For Italy, the ‘70s were a violent, tempestuous decade, known as the Years of Lead. A long economic recession reacted with the churn of political cross-currents. Just as the film depicts, a wide range of civic disagreements, which had been swept under the rug but not remotely settled in the boom years after World War II, were erupting back into view. Considering that many of the decade’s battles were labor-related, it’s fitting that unions and industry are a prominent focus here, although for the members of the orchestra, the awareness of their exploitation never translates into any broader sense of worker solidarity. Instead, everyone remains fixated on the utility of their own instrument, stressing its essential nature, casting aspersions on the others that surround them. The conductor, meanwhile, is a humorless taskmaster defined by his Continental affectations, peppering his language with tossed-off bits of German. This seems significant as well, for a country already once led into disaster by Germany, now still subject to its whims as a second-tier member of an EU increasingly intent upon exercising economic control.
Like much of Fellini’s work, there are lots of ideas at play here, but it’s hard to find much of substance, beyond a loose grab-bag of bourgeois gripes contained within a hastily sketched, sophomoric conceit. Despite his obsession with the national temperament, Fellini was never a strong political filmmaker, and his lack of a firm viewpoint, beyond disgust with the behavior of his constantly carping compatriots, further hampers the effort to shape a coherent statement. It’s appropriate, in this sense, that the film may have been a model for Gaspar Noe’s recent, similarly scattershot Climax, an equally madcap depiction of a dance company dosed with psychedelic drugs that impel all those simmering internal conflicts into overdrive. Here, there’s no such motivation or explanation, just a matted groundwork of disputes that eventually explode into chaos, just in time for the blowout conclusion. At this point, the 13th century church in which the group has been practicing begins to literally crumble, the victim of an apparently accidental demolition, although it appears at first as if the group’s fighting has itself torn the building asunder, the antique structure no longer capable of handling this building cloud of bad vibes.

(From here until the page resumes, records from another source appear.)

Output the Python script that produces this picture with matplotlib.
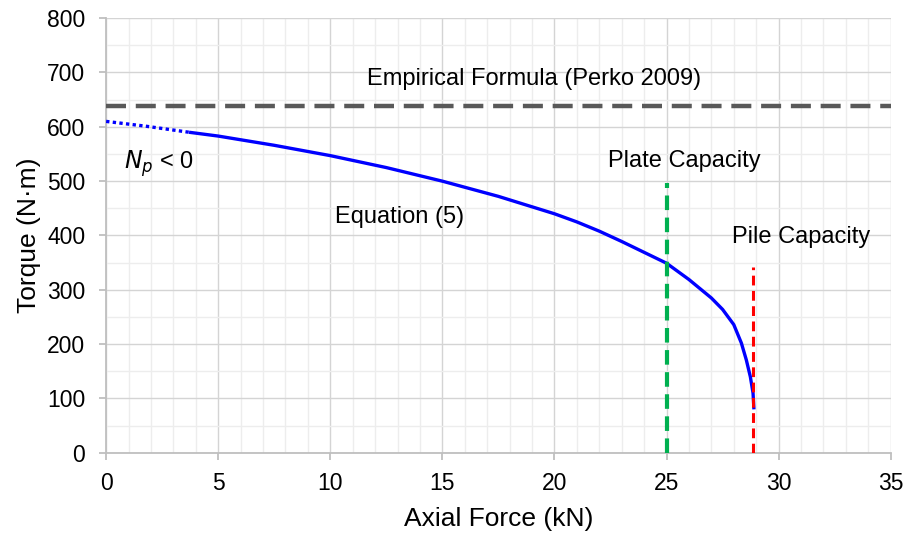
import matplotlib
matplotlib.use("Agg")
import matplotlib.pyplot as plt
from matplotlib.ticker import MultipleLocator

plt.rcParams['font.family'] = ['Liberation Sans', 'DejaVu Sans']

# Data
dotted_x = [0.0, 1.8, 3.7]
dotted_y = [610, 601, 590]
curve_x = [3.7, 5.0, 7.5, 10.0, 12.5, 15.0, 17.5, 20.0, 21.0, 22.0, 23.0, 24.0, 25.0,
           26.0, 27.0, 27.5, 28.0, 28.34, 28.56, 28.74, 28.86, 28.9]
curve_y = [590, 583, 566, 547, 525, 500, 472, 440, 425, 408, 389, 369, 349,
           319, 285, 264, 236, 202, 171, 140, 110, 80]
empirical_torque = 638
plate_capacity = 25.0
plate_top = 496
pile_capacity = 28.86
pile_top = 342

fig = plt.figure(figsize=(9.07, 5.34), dpi=100)
ax = fig.add_axes([0.117, 0.152, 0.865, 0.814])

ax.set_xlim(0, 35)
ax.set_ylim(0, 800)
ax.xaxis.set_major_locator(MultipleLocator(5))
ax.xaxis.set_minor_locator(MultipleLocator(1))
ax.yaxis.set_major_locator(MultipleLocator(100))
ax.yaxis.set_minor_locator(MultipleLocator(50))
ax.grid(which='major', color='#d4d4d4', linewidth=1.0, zorder=0)
ax.grid(which='minor', color='#ededed', linewidth=1.0, zorder=0)
ax.set_axisbelow(True)
for s in ['top', 'right']:
    ax.spines[s].set_visible(False)
for s in ['left', 'bottom']:
    ax.spines[s].set_color('#bfbfbf')
    ax.spines[s].set_linewidth(1.3)
ax.tick_params(which='major', length=5, color='#bfbfbf', width=1.3, labelsize=16.5)
ax.tick_params(axis='x', which='major', pad=8.5)
ax.tick_params(axis='y', which='major', pad=10)
ax.tick_params(which='minor', length=0)

ax.axhline(empirical_torque, color='#595959', linewidth=3.2, linestyle=(0, (4.5, 2.2)), zorder=3)
ax.plot(dotted_x, dotted_y, color='#0000ff', linewidth=2.4, linestyle=(0, (1, 1)), zorder=4)
ax.plot(curve_x, curve_y, color='#0000ff', linewidth=2.4, zorder=4, solid_capstyle='butt',
        solid_joinstyle='round')
ax.plot([plate_capacity, plate_capacity], [0, plate_top], color='#00b050', linewidth=3.0,
        linestyle=(0, (3.5, 1.8)), zorder=5)
ax.plot([pile_capacity, pile_capacity], [0, pile_top], color='#ff0000', linewidth=2.2,
        linestyle=(0, (3.2, 1.8)), zorder=5)

fs = 17
ax.text(19.1, 688, 'Empirical Formula (Perko 2009)', fontsize=fs, ha='center', va='center')
ax.text(0.8, 533, r'$N_p$ < 0', fontsize=fs, ha='left', va='center')
ax.text(13.1, 434, 'Equation (5)', fontsize=fs, ha='center', va='center')
ax.text(25.8, 538, 'Plate Capacity', fontsize=fs, ha='center', va='center')
ax.text(31.0, 397, 'Pile Capacity', fontsize=fs, ha='center', va='center')

ax.set_xlabel('Axial Force (kN)', fontsize=19, labelpad=9)
ax.set_ylabel('Torque (N·m)', fontsize=19, labelpad=4)

fig.savefig('out.png', dpi=100)
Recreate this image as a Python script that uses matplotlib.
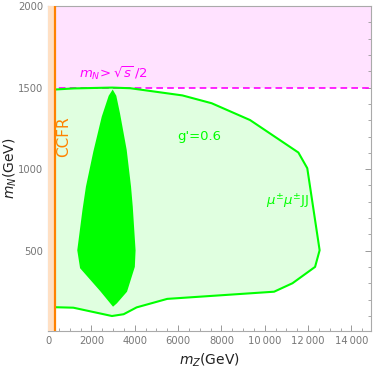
import numpy as np
import matplotlib.pyplot as plt

# Outer mu+- mu+- JJ contour (g'=0.6), in GeV
outer_mz = [300, 1200, 2950, 3800, 6200, 7550, 9320, 11550, 11960,
            12530, 12320, 11280, 10430, 5500, 4090, 3490, 2950, 1170, 300]
outer_mn = [1488, 1495, 1500, 1496, 1452, 1404, 1301, 1102, 1006,
            503, 401, 301, 249, 205, 153, 111, 100, 151, 154]

# Inner (dark) region
inner_mz = [3000, 2400, 1480, 1350, 1590, 1750, 2090, 2480, 2800, 2985,
            3150, 3320, 3630, 3830, 3910, 4040, 4005, 3645, 3180]
inner_mn = [157, 254, 393, 503, 750, 893, 1107, 1322, 1450, 1488,
            1450, 1343, 1118, 893, 770, 502, 401, 249, 178]

ccfr_mz = 300
mn_limit = 1500
x_max, y_min, y_max = 14900, 10, 2000

x_ticks = [0, 2000, 4000, 6000, 8000, 10000, 12000, 14000]
x_tick_labels = ["0", "2000", "4000", "6000", "8000",
                 "10\u2009000", "12\u2009000", "14\u2009000"]
y_ticks = [500, 1000, 1500, 2000]
y_tick_labels = ["500", "1000", "1500", "2000"]

fig = plt.figure(figsize=(3.74, 3.68), dpi=100)
ax = fig.add_axes([48 / 374, 1 - 330.7 / 368, 323 / 374, 324.7 / 368])

green = "#00ff00"
orange = "#ff8200"

# Excluded regions
ax.axhspan(mn_limit, y_max, color="#ffe2ff", zorder=0, lw=0)
ax.axvspan(0, ccfr_mz, color="#ffe0c4", zorder=3, lw=0)
ax.axvline(ccfr_mz, color=orange, lw=1.6, zorder=4)
ax.axhline(mn_limit, color="#ff00ff", lw=1.2, ls=(0, (4, 2.5)), zorder=2)

# Contours
ax.fill(outer_mz, outer_mn, color="#e0ffe0", lw=0, zorder=1)
ax.plot(outer_mz, outer_mn, color=green, lw=1.5, zorder=2)
ax.fill(inner_mz, inner_mn, color=green, lw=0, zorder=2)

# Labels
ax.text(720, 1200, "CCFR", rotation=90, color=orange, fontsize=11,
        ha="center", va="center", zorder=5)
ax.text(7000, 1200, "g'=0.6", color=green, fontsize=9.5, ha="center", va="center")
ax.text(11030, 800, r"$\mu^{\pm}\mu^{\pm}$JJ", color=green, fontsize=9.5,
        ha="center", va="center")
ax.text(3000, 1590, r"$m_N\!>\sqrt{s}\,/2$", color="#ff00ff", fontsize=9.5,
        ha="center", va="center")

ax.set_xlim(0, x_max)
ax.set_ylim(y_min, y_max)
ax.set_xticks(x_ticks)
ax.set_xticklabels(x_tick_labels)
ax.set_yticks(y_ticks)
ax.set_yticklabels(y_tick_labels)
ax.set_xticks(np.arange(0, x_max, 500), minor=True)
ax.set_yticks(np.arange(100, y_max, 100), minor=True)
ax.tick_params(which="both", direction="in", colors="#999999",
               labelcolor="#777777", labelsize=7.2, top=False, right=True)
ax.tick_params(which="major", length=4, width=0.7)
ax.tick_params(which="minor", length=2.5, width=0.6)
ax.tick_params(axis="y", which="both", labelright=False)
for spine in ax.spines.values():
    spine.set_color("#aaaaaa")
    spine.set_linewidth(0.8)

ax.set_xlabel(r"$m_Z$(GeV)", fontsize=10, color="#222222", labelpad=4)
ax.set_ylabel(r"$m_N$(GeV)", fontsize=10, color="#222222")
ax.yaxis.set_label_coords(-0.09, 0.5)

fig.savefig("out.png", dpi=100)
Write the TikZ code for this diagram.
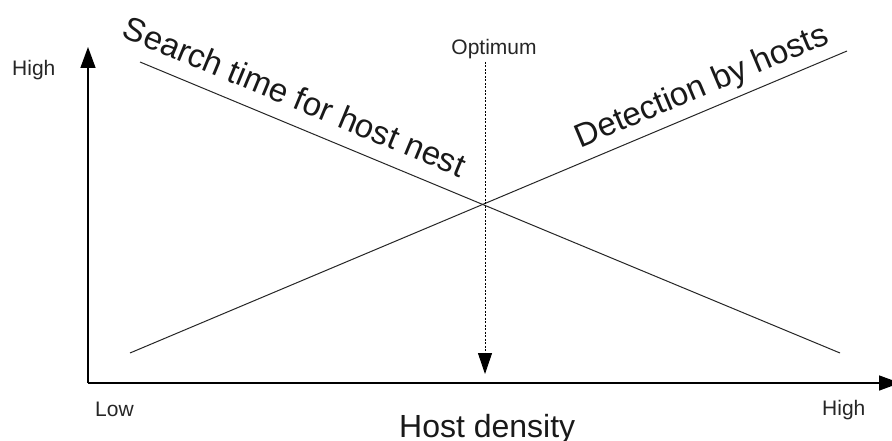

That superannuated setting serves as the thread which connects peak-era ‘60s Fellini to the history films of the ‘70s and the chamber dramas of the following decade. His vision of Italy is one where the past is always present, history and myth commingling with the often-nauseating excesses of modernity. The big questions that emerge from this synthesis — how does one live in such a place? how does one live at all? — can never be answered. To his credit, Fellini does not attempt to, and while his frustrated efforts to even broach these subjects remain noble, they would only find their true expression in later, more fruitful endeavors.